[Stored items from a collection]
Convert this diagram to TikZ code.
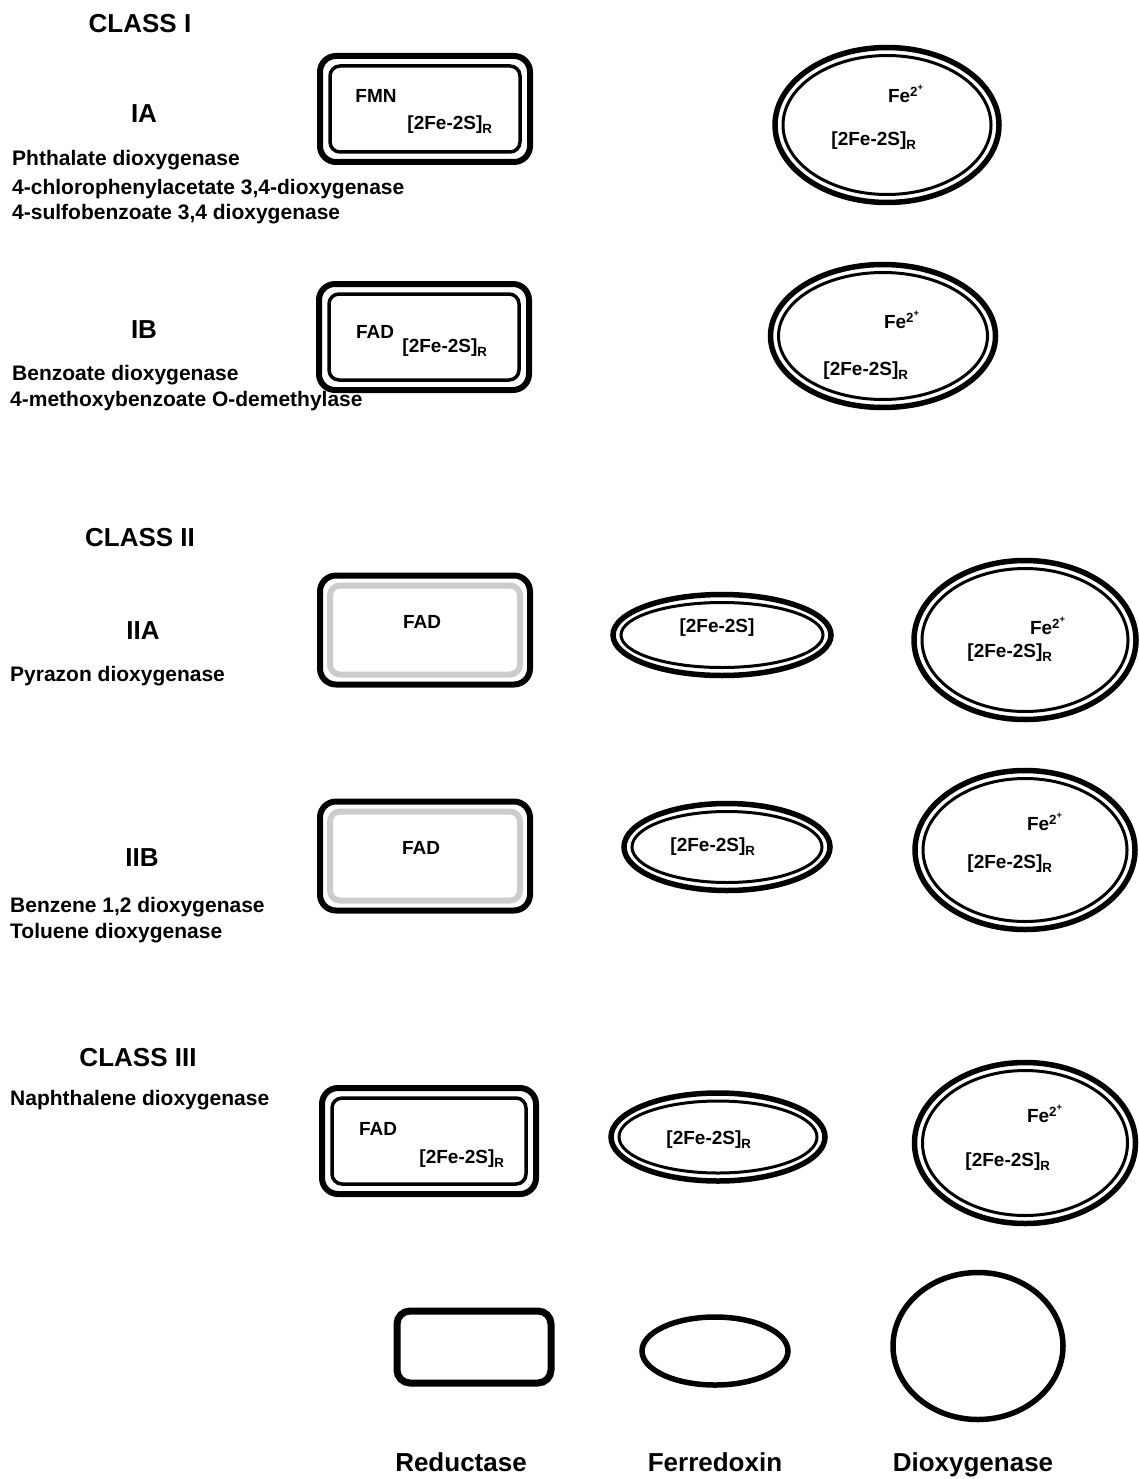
\documentclass[tikz,border=0pt]{standalone}
\usepackage{fontspec}
\setmainfont{Liberation Sans}
\usetikzlibrary{shapes.geometric}
\tikzset{
  % texts
  head/.style={font=\bfseries\fontsize{26}{30}\selectfont,inner sep=0},
  sub head/.style={font=\bfseries\fontsize{26}{30}\selectfont,inner sep=0},
  list/.style={font=\bfseries\fontsize{21}{24}\selectfont,inner sep=0,anchor=base west},
  cofac/.style={font=\bfseries\fontsize{19}{22}\selectfont,inner sep=0},
  % reductase boxes
  red out/.style={draw,line width=6,rounded corners=16,minimum width=210,minimum height=106,inner sep=0},
  red in/.style={draw,line width=3.5,rounded corners=10,minimum width=190,minimum height=86,inner sep=0},
  red gray/.style={red in,draw=gray!40,line width=6},
  % ferredoxin and dioxygenase ovals
  oval out/.style={draw,ellipse,line width=5.5,inner sep=0},
  oval in/.style={draw,ellipse,line width=3,inner sep=0}
}
\begin{document}
\begin{tikzpicture}[x=1pt,y=-1pt]
  \useasboundingbox (0,0) rectangle (1139,1479);
  % CLASS I
  \node[head] (cI) at (140,24) {CLASS I};
  \node[sub head] (IA) at (144,114) {IA};
  \node[list] (IA1) at (12,166) {Phthalate dioxygenase};
  \node[list] (IA2) at (12,195) {4-chlorophenylacetate 3,4-dioxygenase};
  \node[list] (IA3) at (12,220) {4-sulfobenzoate 3,4 dioxygenase};
  \node[red out] (rIA) at (425,109) {};
  \node[red in] (rIAi) at (rIA) {};
  \node[cofac] (fmnIA) at (376,96) {FMN};
  \node[cofac] (fsIA) at (450,125) {[2Fe-2S]\textsubscript{R}};
  \node[oval out,minimum width=224,minimum height=155] (dIA) at (887,125) {};
  \node[oval in,minimum width=208,minimum height=139] (dIAi) at (dIA) {};
  \node[cofac] (feIA) at (906,94) {Fe\textsuperscript{2\textsuperscript{+}}};
  \node[cofac] (fsdIA) at (874,141) {[2Fe-2S]\textsubscript{R}};

  \node[sub head] (IB) at (144,330) {IB};
  \node[list] (IB1) at (12,380) {Benzoate dioxygenase};
  \node[list] (IB2) at (10,406) {4-methoxybenzoate O-demethylase};
  \node[red out] (rIB) at (424,337) {};
  \node[red in] (rIBi) at (rIB) {};
  \node[cofac] (fadIB) at (375,332) {FAD};
  \node[cofac] (fsIB) at (445,348) {[2Fe-2S]\textsubscript{R}};
  \node[oval out,minimum width=225,minimum height=143] (dIB) at (883,336) {};
  \node[oval in,minimum width=209,minimum height=127] (dIBi) at (dIB) {};
  \node[cofac] (feIB) at (902,320) {Fe\textsuperscript{2\textsuperscript{+}}};
  \node[cofac] (fsdIB) at (866,371) {[2Fe-2S]\textsubscript{R}};

  % CLASS II
  \node[head] (cII) at (140,538) {CLASS II};
  \node[sub head] (IIA) at (143,631) {IIA};
  \node[list] (IIA1) at (10,681) {Pyrazon dioxygenase};
  \node[red out,minimum height=109] (rIIA) at (425,630) {};
  \node[red gray,minimum height=89] (rIIAi) at (rIIA) {};
  \node[cofac] (fadIIA) at (422,622) {FAD};
  \node[oval out,minimum width=218,minimum height=81] (fIIA) at (722,635) {};
  \node[oval in,minimum width=202,minimum height=65] (fIIAi) at (fIIA) {};
  \node[cofac] (fsfIIA) at (717,628) {[2Fe-2S]};
  \node[oval out,minimum width=222,minimum height=159] (dIIA) at (1025,640) {};
  \node[oval in,minimum width=206,minimum height=143] (dIIAi) at (dIIA) {};
  \node[cofac] (feIIA) at (1048,626) {Fe\textsuperscript{2\textsuperscript{+}}};
  \node[cofac] (fsdIIA) at (1010,653) {[2Fe-2S]\textsubscript{R}};

  \node[sub head] (IIB) at (142,858) {IIB};
  \node[list] (IIB1) at (10,912) {Benzene 1,2 dioxygenase};
  \node[list] (IIB2) at (10,938) {Toluene dioxygenase};
  \node[red out,minimum height=109] (rIIB) at (425,856) {};
  \node[red gray,minimum height=89] (rIIBi) at (rIIB) {};
  \node[cofac] (fadIIB) at (421,848) {FAD};
  \node[oval out,minimum width=206,minimum height=87] (fIIB) at (727,847) {};
  \node[oval in,minimum width=190,minimum height=71] (fIIBi) at (fIIB) {};
  \node[cofac] (fsfIIB) at (713,847) {[2Fe-2S]\textsubscript{R}};
  \node[oval out,minimum width=220,minimum height=159] (dIIB) at (1025,850) {};
  \node[oval in,minimum width=204,minimum height=143] (dIIBi) at (dIIB) {};
  \node[cofac] (feIIB) at (1045,822) {Fe\textsuperscript{2\textsuperscript{+}}};
  \node[cofac] (fsdIIB) at (1010,864) {[2Fe-2S]\textsubscript{R}};

  % CLASS III
  \node[head] (cIII) at (138,1058) {CLASS III};
  \node[list] (III1) at (10,1105) {Naphthalene dioxygenase};
  \node[red out,minimum width=214] (rIII) at (429,1141) {};
  \node[red in,minimum width=194] (rIIIi) at (rIII) {};
  \node[cofac] (fadIII) at (378,1129) {FAD};
  \node[cofac] (fsIII) at (462,1159) {[2Fe-2S]\textsubscript{R}};
  \node[oval out,minimum width=214,minimum height=88] (fIII) at (718,1137) {};
  \node[oval in,minimum width=198,minimum height=72] (fIIIi) at (fIII) {};
  \node[cofac] (fsfIII) at (709,1140) {[2Fe-2S]\textsubscript{R}};
  \node[oval out,minimum width=221,minimum height=161] (dIII) at (1025,1143) {};
  \node[oval in,minimum width=205,minimum height=145] (dIIIi) at (dIII) {};
  \node[cofac] (feIII) at (1045,1114) {Fe\textsuperscript{2\textsuperscript{+}}};
  \node[cofac] (fsdIII) at (1008,1162) {[2Fe-2S]\textsubscript{R}};

  % legend
  \node[draw,line width=7,rounded corners=13,minimum width=154,minimum height=72,inner sep=0] (lRed) at (474,1347) {};
  \node[oval out,minimum width=146,minimum height=68] (lFdx) at (715,1351) {};
  \node[oval out,minimum width=170,minimum height=147] (lDox) at (978,1346) {};
  \node[head,anchor=base] (tRed) at (461,1471) {Reductase};
  \node[head,anchor=base] (tFdx) at (715,1471) {Ferredoxin};
  \node[head,anchor=base] (tDox) at (973,1471) {Dioxygenase};
\end{tikzpicture}
\end{document}
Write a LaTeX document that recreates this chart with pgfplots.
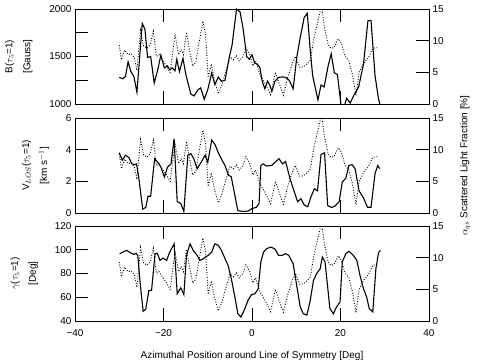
\documentclass[border=0pt]{standalone}
\usepackage{fontspec}
\setmainfont{Liberation Sans}
\usepackage{pgfplots}
\pgfplotsset{compat=1.18}
\usepackage{pgfplotstable}

% scattered light fraction (same in all three panels)
\pgfplotstableread{
x a
-30.0 9.3
-29.5 7.0
-28.8 8.5
-28.0 7.8
-27.2 7.9
-26.6 7.3
-26.0 5.3
-25.2 11.6
-24.5 9.2
-23.7 8.8
-23.0 9.4
-22.3 11.5
-21.6 7.5
-21.0 7.8
-20.3 7.0
-19.5 6.2
-18.5 5.0
-17.4 11.0
-16.6 7.8
-16.0 8.6
-15.5 7.8
-14.8 11.3
-14.1 8.5
-13.4 6.0
-12.7 6.6
-12.0 9.5
-11.1 13.1
-10.5 11.0
-9.9 4.2
-9.2 6.3
-8.5 3.8
-7.6 1.6
-6.8 3.0
-6.0 5.0
-5.0 7.4
-4.2 7.0
-3.5 7.6
-2.9 6.8
-2.0 7.5
-1.4 8.9
-0.6 8.0
0.2 6.0
0.8 6.8
1.8 4.6
2.9 3.3
4.2 1.5
5.3 5.0
6.0 3.5
7.1 1.4
8.0 4.0
9.0 6.2
9.8 7.5
10.8 5.8
11.7 5.9
12.5 6.4
13.2 7.0
14.0 10.4
14.8 12.8
15.7 15.5
16.4 12.0
17.2 9.4
17.8 8.8
18.5 8.9
19.5 10.3
20.2 9.6
21.0 7.6
21.9 6.8
22.7 4.6
23.5 1.3
24.2 5.0
25.3 6.5
26.3 7.3
27.3 8.8
28.4 8.9
}\alphatab

\pgfplotstableread{
x B
-30.0 1280
-29.2 1266
-28.6 1290
-28.0 1444
-27.4 1344
-26.7 1290
-26.0 1124
-24.8 1848
-24.2 1787
-23.6 1490
-22.9 1500
-22.1 1220
-21.3 1360
-20.6 1514
-19.8 1380
-19.1 1400
-18.6 1360
-18.0 1380
-17.4 1350
-17.0 1470
-16.4 1340
-15.6 1480
-14.9 1300
-13.8 1103
-13.1 1085
-12.2 1150
-11.6 1170
-10.8 1050
-10.0 1150
-9.1 1327
-8.4 1205
-7.6 1283
-6.9 1240
-6.1 1250
-5.1 1500
-4.5 1620
-3.5 2000
-2.7 1970
-2.0 1790
-1.2 1500
-0.6 1470
0.0 1520
0.6 1430
1.2 1420
1.8 1380
2.3 1240
2.9 1160
3.5 1240
4.0 1200
4.5 1134
5.2 1240
6.0 1280
6.9 1285
7.6 1280
8.4 1250
9.3 1160
10.1 1486
10.9 1700
11.8 1912
12.5 1954
13.1 1600
13.7 1300
14.9 1043
15.6 1200
16.3 1180
17.2 1400
17.9 1528
18.6 1330
19.3 1310
20.2 960
20.6 940
21.4 1060
22.2 1010
23.1 1100
24.1 1180
25.2 1420
26.2 1876
26.9 1880
27.8 1300
28.6 1050
29.2 950
}\btab

\pgfplotstableread{
x v
-30.0 3.81
-29.3 3.33
-28.6 3.65
-27.8 3.5
-27.2 3.12
-26.6 3.05
-26.1 3.1
-25.6 2.27
-24.7 0.25
-24.0 0.35
-23.5 1.06
-22.9 1.06
-22.0 3.43
-21.3 3.2
-20.6 2.9
-19.8 2.27
-19.1 2.9
-18.3 3.1
-17.6 4.7
-16.9 0.72
-16.1 0.6
-15.4 0.1
-14.5 3.65
-13.8 3.75
-13.1 3.4
-12.4 2.8
-11.5 3.2
-10.6 3.65
-10.0 3.2
-9.1 4.6
-8.4 4.35
-7.6 3.8
-6.9 3.4
-6.1 3.0
-5.3 2.38
-4.7 2.3
-4.0 1.3
-3.2 0.15
-2.0 0.1
-0.9 0.12
0.0 0.28
1.0 0.36
1.6 0.6
2.0 3.0
2.5 3.1
3.3 2.97
4.4 3.0
5.2 3.2
6.1 3.43
6.9 3.1
7.6 3.25
8.6 2.16
9.6 1.3
10.3 0.72
11.1 0.9
11.8 0.5
12.6 0.4
13.3 1.0
14.1 1.53
14.8 1.4
15.6 3.7
16.4 3.8
17.1 0.47
18.0 0.35
18.8 0.45
19.7 0.72
20.4 1.95
21.2 2.2
21.9 3.0
22.6 3.05
23.3 2.8
24.2 1.4
25.2 0.95
26.1 0.36
26.9 0.36
27.8 2.48
28.4 3.0
28.9 2.8
}\vtab

\pgfplotstableread{
x g
-29.9 96.7
-29.2 98
-28.3 99.5
-27.5 97.5
-26.7 96.1
-26.2 97
-25.8 95
-25.3 72.8
-24.6 48.2
-24.0 50
-23.3 65.8
-22.7 65.8
-21.9 96.7
-21.4 97
-20.8 91.1
-20.1 93
-19.3 91
-18.6 98
-17.6 105
-16.9 63
-16.1 68
-15.4 62.2
-14.8 95.3
-14.0 105
-13.3 99.5
-12.4 95.3
-11.8 91
-11.0 92.5
-9.9 95.3
-9.1 98
-8.4 105
-7.6 103.7
-6.9 99.5
-6.1 92.5
-5.4 86.8
-4.6 74.3
-3.8 58.8
-3.2 46.1
-2.5 43.4
-1.6 50.5
-0.9 57.5
-0.1 62.2
0.7 63
1.4 67.2
2.0 89.7
2.6 98
3.3 100.9
4.3 102.3
5.2 100.6
6.0 95.3
6.8 95.3
7.6 96.7
8.3 95.3
9.3 88.3
10.1 70
10.9 51.8
11.6 46.1
12.4 45
13.1 56
13.9 74.3
14.6 79.9
15.4 84
15.9 93.9
16.5 89.7
17.1 68.6
17.6 50.4
18.4 46.1
19.1 51.8
19.9 56
20.4 89.7
21.2 96.7
21.9 98.7
22.9 95.3
23.7 91
24.4 78.5
25.2 67.2
25.9 60.3
26.5 50.4
27.3 47.7
28.0 84
28.6 97.5
29.0 99.5
}\gtab

\pgfplotsset{
  panel/.style={
    scale only axis, width=354bp, height=95bp,
    xmin=-40, xmax=40, xtick={-40,-20,0,20,40},
    tick align=inside, major tick length=13bp,
    every tick/.style={black, line width=0.6pt},
    axis line style={line width=0.7pt},
    tick label style={font=\fontsize{10}{12}\selectfont},
    label style={font=\fontsize{10}{12}\selectfont},
    /pgf/number format/assume math mode=true,
  },
  leftax/.style={panel, ytick pos=left, xtick pos=both, xticklabels={},
    ylabel style={align=center, yshift=10bp}},
  rightax/.style={panel, axis y line*=right, axis x line=none,
    ymin=0, ymax=15, ytick={0,5,10,15}},
  solidline/.style={black, line width=1.1bp, no markers},
  dotline/.style={black, line width=0.9bp, no markers, dash pattern=on 0.9bp off 1.7bp},
}

\begin{document}
\begin{tikzpicture}
\path[use as bounding box] (0bp,0bp) rectangle (504bp,360bp);

% panel 1: field strength
\begin{axis}[leftax, at={(75bp,256bp)}, anchor=south west,
  ymin=1000, ymax=2000, ytick={1000,1250,1500,1750,2000},
  yticklabels={1000,,1500,,2000},
  ylabel={B($\tau_5$=1)\\[6bp]{[Gauss]}}]
  \addplot[solidline] table[x=x, y=B] {\btab};
\end{axis}
\begin{axis}[rightax, at={(75bp,256bp)}, anchor=south west]
  \addplot[dotline] table[x=x, y=a] {\alphatab};
\end{axis}

% panel 2: line of sight velocity
\begin{axis}[leftax, at={(75bp,147bp)}, anchor=south west,
  ymin=0, ymax=6, ytick={0,2,4,6},
  ylabel={V$_{LOS}$($\tau_5$=1)\\[6bp]{[km s$^{-1}$]}}]
  \addplot[solidline] table[x=x, y=v] {\vtab};
\end{axis}
\begin{axis}[rightax, at={(75bp,147bp)}, anchor=south west,
  ylabel={$\alpha_{qs}$ Scattered Light Fraction [\%]},
  ylabel style={at={(axis description cs:1.102,0.5)}, anchor=center}]
  \addplot[dotline] table[x=x, y=a] {\alphatab};
\end{axis}

% panel 3: inclination
\begin{axis}[leftax, at={(75bp,39bp)}, anchor=south west,
  ymin=40, ymax=120, ytick={40,60,80,100,120},
  xticklabels={−40,−20,0,20,40},
  xticklabel style={yshift=-5bp},
  xlabel={Azimuthal Position around Line of Symmetry [Deg]},
  xlabel style={yshift=-8bp},
  ylabel={$\gamma$($\tau_5$=1)\\[6bp]{[Deg]}}]
  \addplot[solidline] table[x=x, y=g] {\gtab};
\end{axis}
\begin{axis}[rightax, at={(75bp,39bp)}, anchor=south west]
  \addplot[dotline] table[x=x, y=a] {\alphatab};
\end{axis}
\end{tikzpicture}
\end{document}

Problem to work on
From the data, collect all lines where the string "this" appears.

Result below
Convert this diagram to TikZ code.
Write a LaTeX document that recreates this chart with pgfplots.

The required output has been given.